Federal Judge Blocks Trump’s Order to Shut Down Education Dept., Reinstates Mass Layoffs

A federal judge blocks Trump’s Education Dept. shutdown order and reinstates employees laid off in mass firings.
Donald Trump

On Thursday, a federal judge in Boston blocked Donald Trump’s executive order aimed at dismantling the U.S. Department of Education, serving a blow to the president’s long-standing plan to shrink the federal government.

The ruling also requires the agency to reinstate employees who were fired in mass layoffs announced earlier this year.

U.S. District Judge Myong Joun issued a preliminary injunction halting the administration’s efforts to gut the department, saying the plan would inflict “irreparable harm” on students, schools, and vulnerable communities across the country.

“The plaintiffs painted a stark picture of the irreparable harm that will result from financial uncertainty and delay, impeded access to vital knowledge on which students and educators rely, and loss of essential services for America’s most vulnerable student populations,” Joun wrote in his ruling.

The executive order, issued in March, sent waves across the education world. Trump’s plan involved sweeping layoffs and restructuring within the Department of Education, a move critics said was a thinly veiled attempt to shut it down altogether.

While the administration claimed the layoffs were simply about efficiency, education advocates weren’t buying it.
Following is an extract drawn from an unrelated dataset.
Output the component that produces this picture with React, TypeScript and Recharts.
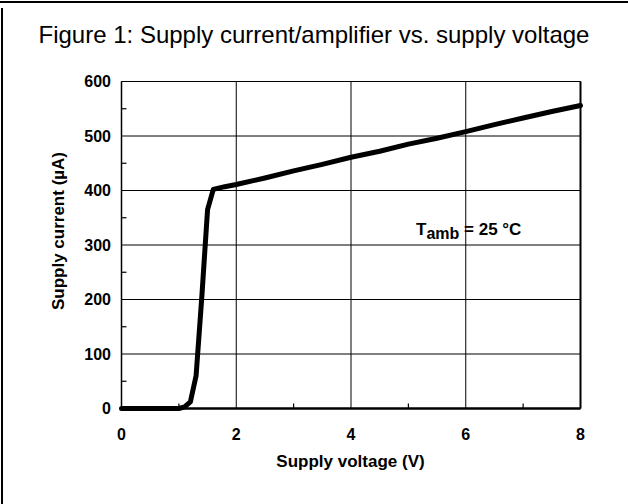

The lawsuit, filed by school districts in Somerville and Easthampton, Massachusetts, along with the American Federation of Teachers and other advocacy groups, argued that the layoffs amounted to an illegal dismantling of the department. And more importantly, it left the federal government unable to do its job.

We’re talking key functions like funding special education, distributing student financial aid, and enforcing civil rights protections in schools. All of that would’ve been compromised, the plaintiffs said.

In his order, Judge Joun didn’t hold back. He noted that mass layoffs would likely “cripple the Department”, preventing it from performing its congressionally mandated responsibilities. He ordered that all employees who were let go as part of the March 11 announcement be reinstated immediately.

For now, the Department of Education stays open and staffed. But this ruling doesn’t end the battle. It’s a temporary injunction, which means the final outcome could still change depending on how the case plays out in court.